* **AVAILABLE DATA**
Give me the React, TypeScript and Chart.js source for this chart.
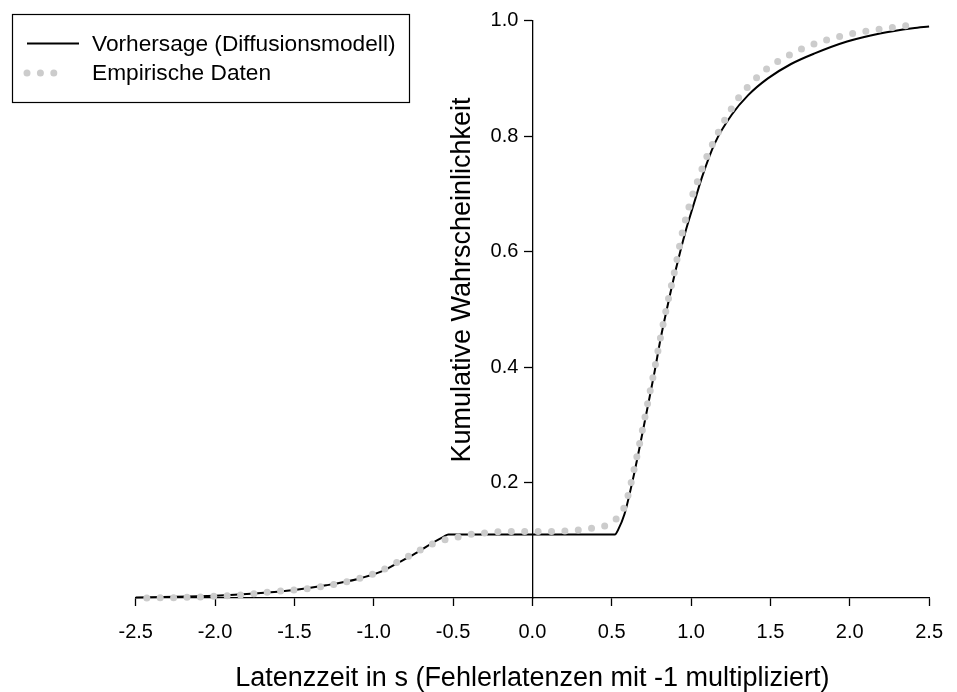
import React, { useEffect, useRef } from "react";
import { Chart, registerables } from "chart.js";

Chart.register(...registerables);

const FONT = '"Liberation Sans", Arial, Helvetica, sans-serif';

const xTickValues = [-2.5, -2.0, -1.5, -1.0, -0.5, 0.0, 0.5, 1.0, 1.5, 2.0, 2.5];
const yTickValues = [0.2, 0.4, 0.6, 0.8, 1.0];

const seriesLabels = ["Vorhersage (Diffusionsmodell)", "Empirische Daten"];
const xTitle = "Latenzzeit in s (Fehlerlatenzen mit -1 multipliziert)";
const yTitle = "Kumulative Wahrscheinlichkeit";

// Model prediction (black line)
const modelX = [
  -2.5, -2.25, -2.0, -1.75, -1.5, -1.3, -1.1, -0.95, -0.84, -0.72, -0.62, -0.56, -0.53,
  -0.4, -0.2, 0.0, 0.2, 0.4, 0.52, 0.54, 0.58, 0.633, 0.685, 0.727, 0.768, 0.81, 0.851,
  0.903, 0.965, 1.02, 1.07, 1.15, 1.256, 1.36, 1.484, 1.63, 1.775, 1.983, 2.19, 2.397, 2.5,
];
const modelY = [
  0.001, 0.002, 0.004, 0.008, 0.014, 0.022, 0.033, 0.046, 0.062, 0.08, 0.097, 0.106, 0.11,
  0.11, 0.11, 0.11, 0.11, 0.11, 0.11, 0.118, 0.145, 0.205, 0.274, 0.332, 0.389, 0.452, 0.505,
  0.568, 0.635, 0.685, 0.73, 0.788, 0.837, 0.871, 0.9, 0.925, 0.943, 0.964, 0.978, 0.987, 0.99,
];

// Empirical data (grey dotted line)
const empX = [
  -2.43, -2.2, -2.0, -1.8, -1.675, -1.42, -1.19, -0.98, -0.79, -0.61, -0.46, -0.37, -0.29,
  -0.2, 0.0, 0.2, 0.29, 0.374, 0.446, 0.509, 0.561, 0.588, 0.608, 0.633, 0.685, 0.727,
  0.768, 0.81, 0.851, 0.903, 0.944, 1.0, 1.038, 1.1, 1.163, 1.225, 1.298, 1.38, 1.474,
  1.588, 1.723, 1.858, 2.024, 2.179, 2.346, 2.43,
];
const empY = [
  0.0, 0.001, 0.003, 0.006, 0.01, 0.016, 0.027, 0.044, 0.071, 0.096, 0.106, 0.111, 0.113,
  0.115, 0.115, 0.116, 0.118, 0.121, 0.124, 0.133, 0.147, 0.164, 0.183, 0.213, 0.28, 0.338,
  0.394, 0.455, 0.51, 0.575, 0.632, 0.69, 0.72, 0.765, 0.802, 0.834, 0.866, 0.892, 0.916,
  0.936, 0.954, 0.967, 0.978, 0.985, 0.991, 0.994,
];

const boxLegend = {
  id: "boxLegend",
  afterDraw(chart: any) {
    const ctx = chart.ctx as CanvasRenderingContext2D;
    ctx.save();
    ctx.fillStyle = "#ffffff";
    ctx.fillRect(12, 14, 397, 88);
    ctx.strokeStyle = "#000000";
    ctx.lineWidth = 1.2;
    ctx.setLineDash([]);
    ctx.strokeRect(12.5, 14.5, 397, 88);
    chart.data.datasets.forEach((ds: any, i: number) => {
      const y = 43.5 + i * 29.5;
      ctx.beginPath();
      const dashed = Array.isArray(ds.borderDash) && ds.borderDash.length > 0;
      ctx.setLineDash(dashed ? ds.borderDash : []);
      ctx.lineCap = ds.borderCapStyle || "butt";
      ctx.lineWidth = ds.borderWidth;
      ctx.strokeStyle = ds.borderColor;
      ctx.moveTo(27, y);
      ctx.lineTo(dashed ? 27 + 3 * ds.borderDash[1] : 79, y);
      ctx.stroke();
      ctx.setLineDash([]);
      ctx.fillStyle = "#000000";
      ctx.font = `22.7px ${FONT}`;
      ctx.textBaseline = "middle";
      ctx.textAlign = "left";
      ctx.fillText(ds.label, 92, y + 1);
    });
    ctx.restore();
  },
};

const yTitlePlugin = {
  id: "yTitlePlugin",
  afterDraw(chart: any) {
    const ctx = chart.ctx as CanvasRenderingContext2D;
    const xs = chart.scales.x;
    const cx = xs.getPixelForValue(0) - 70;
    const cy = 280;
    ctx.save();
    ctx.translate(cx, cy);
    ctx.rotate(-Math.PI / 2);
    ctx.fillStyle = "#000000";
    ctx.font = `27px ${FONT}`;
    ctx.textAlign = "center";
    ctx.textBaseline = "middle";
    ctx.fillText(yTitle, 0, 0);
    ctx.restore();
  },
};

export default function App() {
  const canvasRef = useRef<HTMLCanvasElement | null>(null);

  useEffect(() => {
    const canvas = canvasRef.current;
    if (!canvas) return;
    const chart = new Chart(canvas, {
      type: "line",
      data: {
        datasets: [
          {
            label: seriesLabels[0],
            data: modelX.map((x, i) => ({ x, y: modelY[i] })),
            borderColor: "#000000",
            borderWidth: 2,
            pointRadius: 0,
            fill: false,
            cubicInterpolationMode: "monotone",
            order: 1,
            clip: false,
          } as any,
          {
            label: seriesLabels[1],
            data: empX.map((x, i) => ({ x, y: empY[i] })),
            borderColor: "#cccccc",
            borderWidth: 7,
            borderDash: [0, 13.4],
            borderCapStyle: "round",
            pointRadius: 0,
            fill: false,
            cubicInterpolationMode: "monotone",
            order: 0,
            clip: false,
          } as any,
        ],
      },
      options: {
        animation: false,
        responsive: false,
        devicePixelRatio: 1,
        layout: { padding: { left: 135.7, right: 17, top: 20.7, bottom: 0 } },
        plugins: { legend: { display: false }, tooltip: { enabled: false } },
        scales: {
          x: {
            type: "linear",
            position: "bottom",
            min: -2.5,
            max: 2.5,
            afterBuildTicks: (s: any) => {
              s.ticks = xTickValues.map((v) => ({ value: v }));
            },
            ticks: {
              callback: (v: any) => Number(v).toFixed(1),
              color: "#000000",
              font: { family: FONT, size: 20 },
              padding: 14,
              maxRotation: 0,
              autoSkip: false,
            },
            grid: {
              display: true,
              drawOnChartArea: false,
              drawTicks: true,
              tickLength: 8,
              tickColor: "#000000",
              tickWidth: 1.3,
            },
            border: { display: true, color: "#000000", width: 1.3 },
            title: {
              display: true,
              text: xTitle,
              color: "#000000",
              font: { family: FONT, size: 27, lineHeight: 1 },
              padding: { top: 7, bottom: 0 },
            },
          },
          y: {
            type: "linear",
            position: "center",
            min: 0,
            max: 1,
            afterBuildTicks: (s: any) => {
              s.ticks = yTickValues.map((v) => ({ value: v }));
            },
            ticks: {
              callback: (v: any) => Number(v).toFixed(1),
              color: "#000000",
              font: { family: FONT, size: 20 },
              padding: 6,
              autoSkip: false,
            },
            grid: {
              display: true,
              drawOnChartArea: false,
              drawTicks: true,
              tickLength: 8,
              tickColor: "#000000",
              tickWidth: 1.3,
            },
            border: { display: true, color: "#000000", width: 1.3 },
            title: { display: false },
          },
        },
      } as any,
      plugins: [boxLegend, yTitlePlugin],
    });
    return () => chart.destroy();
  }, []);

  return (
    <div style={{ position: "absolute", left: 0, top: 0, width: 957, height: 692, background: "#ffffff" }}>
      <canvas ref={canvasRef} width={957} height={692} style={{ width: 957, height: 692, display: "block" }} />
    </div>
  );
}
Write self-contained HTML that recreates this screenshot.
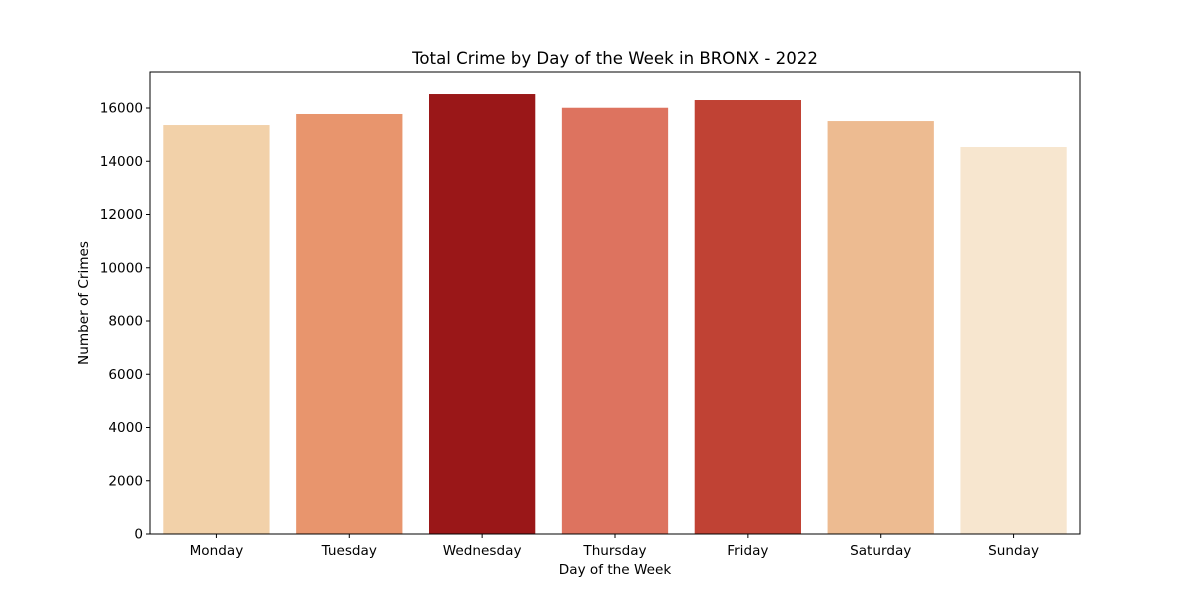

* **PROMPT**
Starting with the first line of the data above and ending with the line containing "const yTickValues = [0.2, 0.4, 0.6, 0.8, 1.0];", please restate every line exactly, leaving images out.

* **OUTPUT FOR THIS TASK**
Give me the React, TypeScript and Chart.js source for this chart.
import React, { useEffect, useRef } from "react";
import { Chart, registerables } from "chart.js";

Chart.register(...registerables);

const FONT = '"Liberation Sans", Arial, Helvetica, sans-serif';

const xTickValues = [-2.5, -2.0, -1.5, -1.0, -0.5, 0.0, 0.5, 1.0, 1.5, 2.0, 2.5];
const yTickValues = [0.2, 0.4, 0.6, 0.8, 1.0];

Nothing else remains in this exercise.